SUPPLIED ENTRIES

************

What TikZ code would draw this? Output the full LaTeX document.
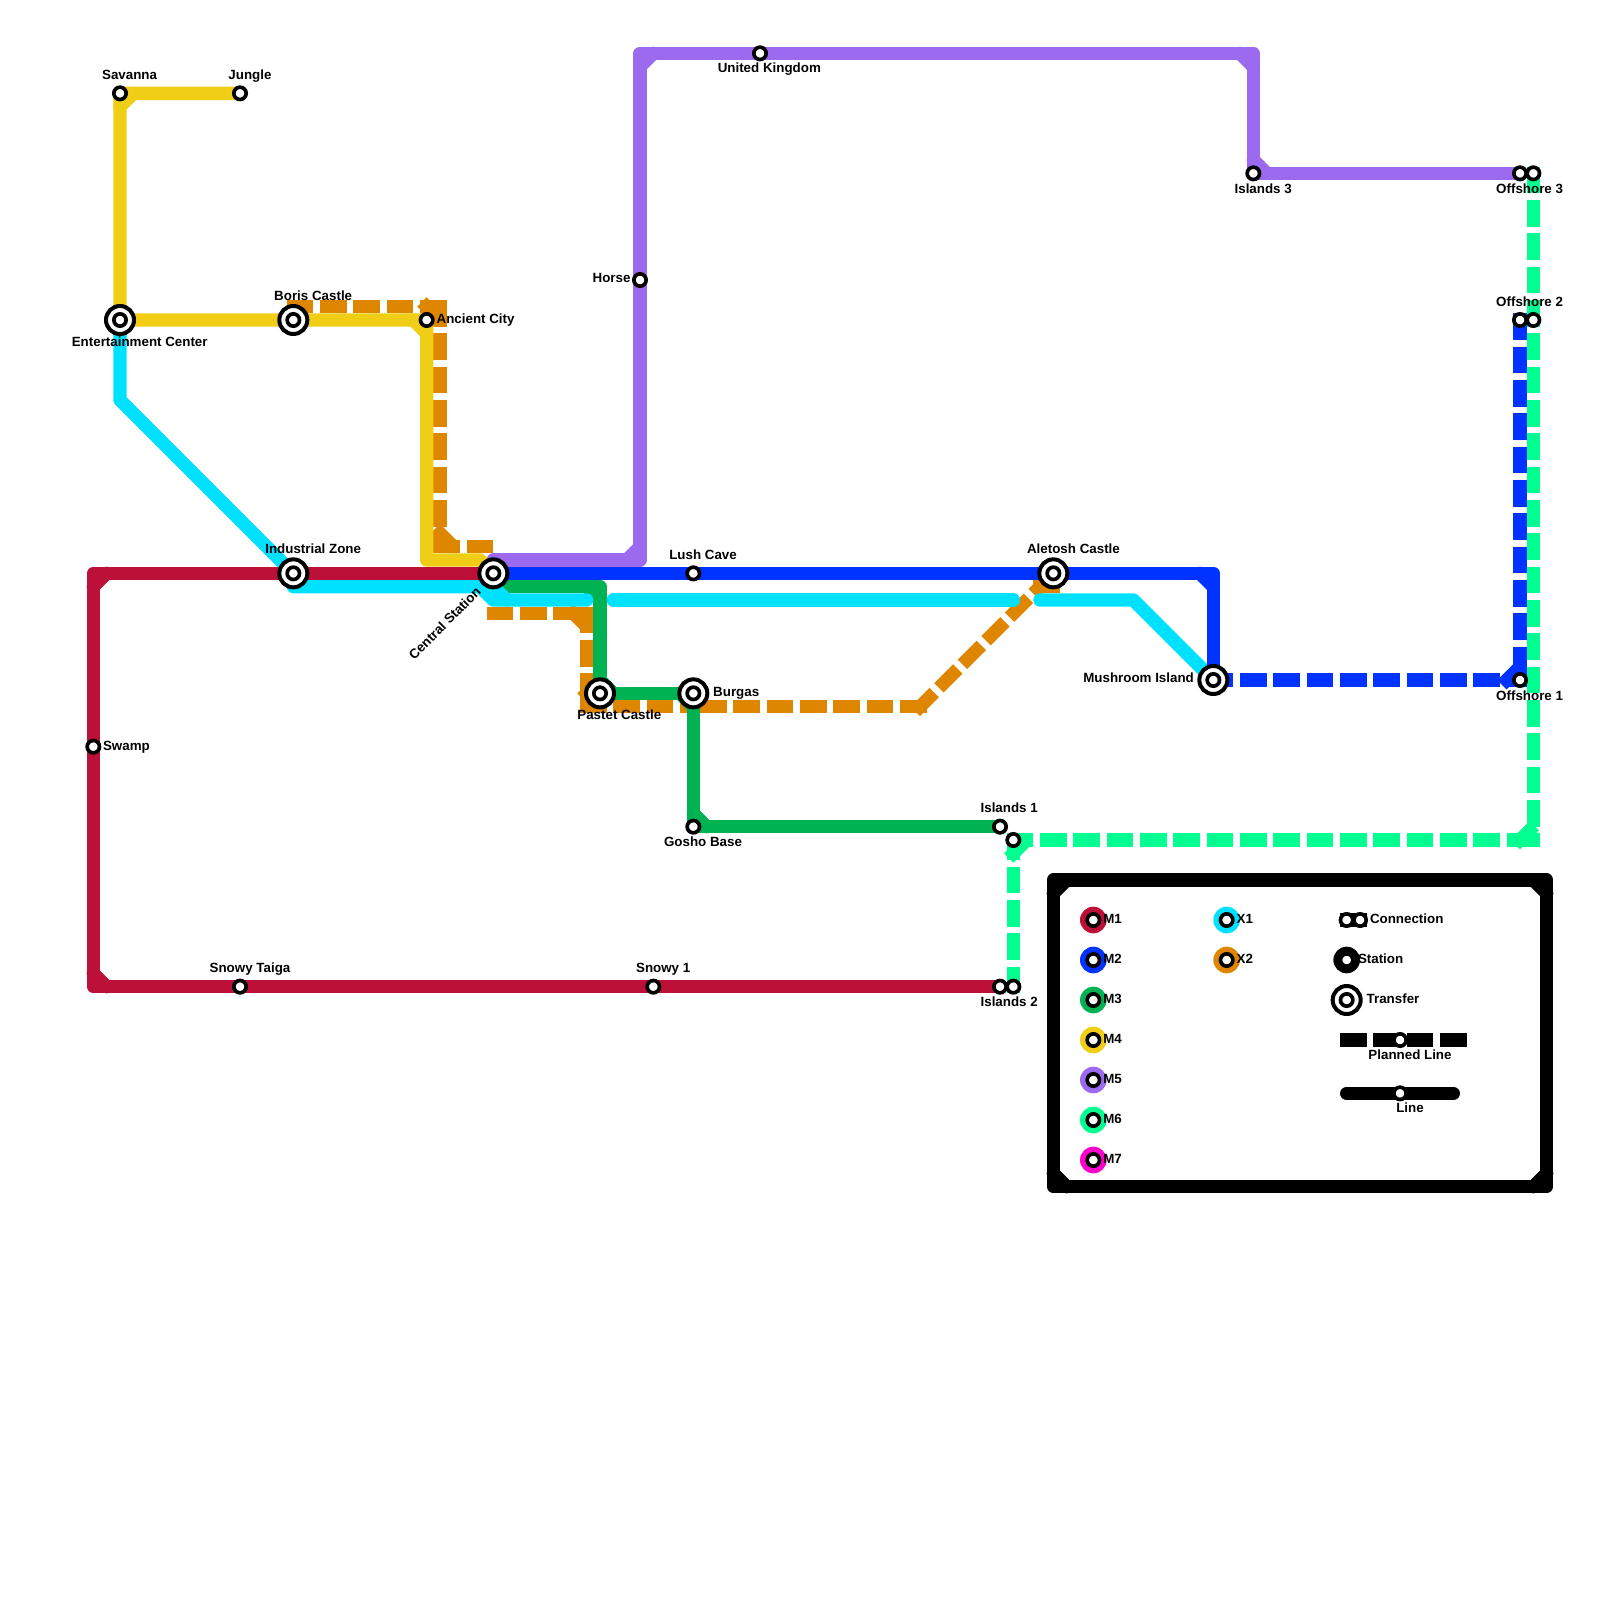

************

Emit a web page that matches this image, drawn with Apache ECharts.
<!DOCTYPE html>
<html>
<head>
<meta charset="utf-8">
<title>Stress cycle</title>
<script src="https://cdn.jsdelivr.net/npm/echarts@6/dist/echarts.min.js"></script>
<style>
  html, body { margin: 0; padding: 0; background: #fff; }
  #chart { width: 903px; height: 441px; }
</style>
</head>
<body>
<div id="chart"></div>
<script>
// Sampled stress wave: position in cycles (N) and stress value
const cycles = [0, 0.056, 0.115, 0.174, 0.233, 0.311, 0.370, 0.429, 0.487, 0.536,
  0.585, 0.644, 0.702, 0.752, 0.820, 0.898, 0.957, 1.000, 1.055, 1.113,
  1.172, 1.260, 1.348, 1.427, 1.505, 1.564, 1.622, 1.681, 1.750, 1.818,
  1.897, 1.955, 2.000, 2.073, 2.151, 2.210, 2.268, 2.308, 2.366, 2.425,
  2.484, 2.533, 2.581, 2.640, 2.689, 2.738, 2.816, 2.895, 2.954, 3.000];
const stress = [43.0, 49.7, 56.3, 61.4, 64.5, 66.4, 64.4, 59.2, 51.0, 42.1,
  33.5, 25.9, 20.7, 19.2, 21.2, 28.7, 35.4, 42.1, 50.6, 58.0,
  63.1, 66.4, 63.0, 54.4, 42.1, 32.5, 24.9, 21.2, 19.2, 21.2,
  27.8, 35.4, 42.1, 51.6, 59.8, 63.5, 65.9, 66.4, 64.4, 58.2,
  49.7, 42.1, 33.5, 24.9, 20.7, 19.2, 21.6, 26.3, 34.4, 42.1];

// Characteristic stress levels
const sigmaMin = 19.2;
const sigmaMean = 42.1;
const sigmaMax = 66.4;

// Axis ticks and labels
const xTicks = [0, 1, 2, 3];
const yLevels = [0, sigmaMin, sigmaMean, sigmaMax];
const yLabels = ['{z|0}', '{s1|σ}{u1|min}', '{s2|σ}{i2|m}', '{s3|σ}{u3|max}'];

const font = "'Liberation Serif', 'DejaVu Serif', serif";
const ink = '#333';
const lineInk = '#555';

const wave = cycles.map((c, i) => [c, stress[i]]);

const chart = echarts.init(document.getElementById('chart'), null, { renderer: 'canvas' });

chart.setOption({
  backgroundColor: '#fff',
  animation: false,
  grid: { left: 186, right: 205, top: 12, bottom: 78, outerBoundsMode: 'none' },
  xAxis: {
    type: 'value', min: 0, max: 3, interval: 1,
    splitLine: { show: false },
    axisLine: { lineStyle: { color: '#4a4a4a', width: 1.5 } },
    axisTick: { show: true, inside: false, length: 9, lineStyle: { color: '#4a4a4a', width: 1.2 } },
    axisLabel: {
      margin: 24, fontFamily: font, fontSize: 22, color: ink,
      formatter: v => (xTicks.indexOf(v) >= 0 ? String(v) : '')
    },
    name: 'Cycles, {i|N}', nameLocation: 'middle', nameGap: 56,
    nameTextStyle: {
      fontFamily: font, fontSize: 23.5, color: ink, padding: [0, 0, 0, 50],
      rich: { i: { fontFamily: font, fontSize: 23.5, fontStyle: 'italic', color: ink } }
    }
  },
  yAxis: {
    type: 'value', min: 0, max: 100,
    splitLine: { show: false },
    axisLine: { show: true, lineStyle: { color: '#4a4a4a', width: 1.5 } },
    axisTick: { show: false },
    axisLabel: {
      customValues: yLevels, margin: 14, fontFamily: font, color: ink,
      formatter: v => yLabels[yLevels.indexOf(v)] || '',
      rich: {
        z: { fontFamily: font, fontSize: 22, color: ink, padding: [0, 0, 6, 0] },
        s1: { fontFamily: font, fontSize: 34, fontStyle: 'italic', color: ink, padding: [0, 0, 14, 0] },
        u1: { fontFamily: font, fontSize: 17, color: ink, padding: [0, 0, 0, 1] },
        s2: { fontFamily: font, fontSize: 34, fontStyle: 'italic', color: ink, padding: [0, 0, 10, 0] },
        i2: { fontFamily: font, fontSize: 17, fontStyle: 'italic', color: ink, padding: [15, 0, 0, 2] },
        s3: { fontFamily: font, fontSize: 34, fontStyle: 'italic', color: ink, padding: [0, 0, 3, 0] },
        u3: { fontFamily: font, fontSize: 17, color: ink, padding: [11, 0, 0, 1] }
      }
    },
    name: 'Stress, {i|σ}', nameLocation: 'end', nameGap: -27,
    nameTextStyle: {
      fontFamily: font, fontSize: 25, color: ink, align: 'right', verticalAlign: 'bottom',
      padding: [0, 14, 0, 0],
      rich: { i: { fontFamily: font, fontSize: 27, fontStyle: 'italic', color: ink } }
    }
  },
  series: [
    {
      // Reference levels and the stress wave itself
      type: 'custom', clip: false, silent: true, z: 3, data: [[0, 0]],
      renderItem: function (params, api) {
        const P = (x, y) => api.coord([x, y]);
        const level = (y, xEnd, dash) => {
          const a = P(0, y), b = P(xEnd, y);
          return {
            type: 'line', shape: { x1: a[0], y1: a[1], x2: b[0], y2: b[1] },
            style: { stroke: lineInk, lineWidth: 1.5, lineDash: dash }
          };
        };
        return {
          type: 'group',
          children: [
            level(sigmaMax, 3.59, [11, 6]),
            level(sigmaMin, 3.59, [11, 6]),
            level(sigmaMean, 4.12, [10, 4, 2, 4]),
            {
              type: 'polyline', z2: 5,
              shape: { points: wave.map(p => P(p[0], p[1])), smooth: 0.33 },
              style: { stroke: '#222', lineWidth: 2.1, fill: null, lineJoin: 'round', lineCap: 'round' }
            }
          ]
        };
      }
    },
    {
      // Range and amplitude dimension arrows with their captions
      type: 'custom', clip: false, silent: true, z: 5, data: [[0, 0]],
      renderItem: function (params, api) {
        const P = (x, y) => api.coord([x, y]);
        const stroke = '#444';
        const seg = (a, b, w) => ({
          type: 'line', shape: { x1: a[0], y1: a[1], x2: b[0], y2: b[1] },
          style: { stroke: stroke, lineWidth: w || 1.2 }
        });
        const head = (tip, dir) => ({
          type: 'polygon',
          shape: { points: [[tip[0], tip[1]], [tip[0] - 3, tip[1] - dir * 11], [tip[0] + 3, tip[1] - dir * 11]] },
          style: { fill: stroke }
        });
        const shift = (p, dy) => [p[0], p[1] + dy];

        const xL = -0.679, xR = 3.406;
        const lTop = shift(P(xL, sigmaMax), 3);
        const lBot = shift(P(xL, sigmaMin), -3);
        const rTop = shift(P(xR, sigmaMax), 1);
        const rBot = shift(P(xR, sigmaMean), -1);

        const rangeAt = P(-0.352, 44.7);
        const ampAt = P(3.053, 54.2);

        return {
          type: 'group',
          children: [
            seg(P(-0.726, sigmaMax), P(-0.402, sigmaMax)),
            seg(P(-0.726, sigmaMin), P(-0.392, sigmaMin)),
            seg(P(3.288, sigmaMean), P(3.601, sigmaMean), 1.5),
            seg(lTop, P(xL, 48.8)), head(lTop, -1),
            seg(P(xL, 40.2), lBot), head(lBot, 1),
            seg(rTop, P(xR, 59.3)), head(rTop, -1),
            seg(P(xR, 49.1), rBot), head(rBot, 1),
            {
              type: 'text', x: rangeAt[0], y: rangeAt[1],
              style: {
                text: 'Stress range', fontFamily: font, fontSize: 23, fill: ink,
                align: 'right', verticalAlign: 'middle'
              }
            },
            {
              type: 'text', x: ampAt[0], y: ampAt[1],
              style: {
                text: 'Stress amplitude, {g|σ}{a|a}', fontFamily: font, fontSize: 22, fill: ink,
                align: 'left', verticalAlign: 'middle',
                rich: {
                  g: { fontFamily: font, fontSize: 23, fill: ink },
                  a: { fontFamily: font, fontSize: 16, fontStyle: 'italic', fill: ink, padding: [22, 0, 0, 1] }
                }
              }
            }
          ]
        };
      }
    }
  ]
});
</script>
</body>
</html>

************

YOUR OBJECTIVE
Gather each line in the data that holds the string "document".

CORRECT OUTPUT
What TikZ code would draw this? Output the full LaTeX document.
const chart = echarts.init(document.getElementById('chart'), null, { renderer: 'canvas' });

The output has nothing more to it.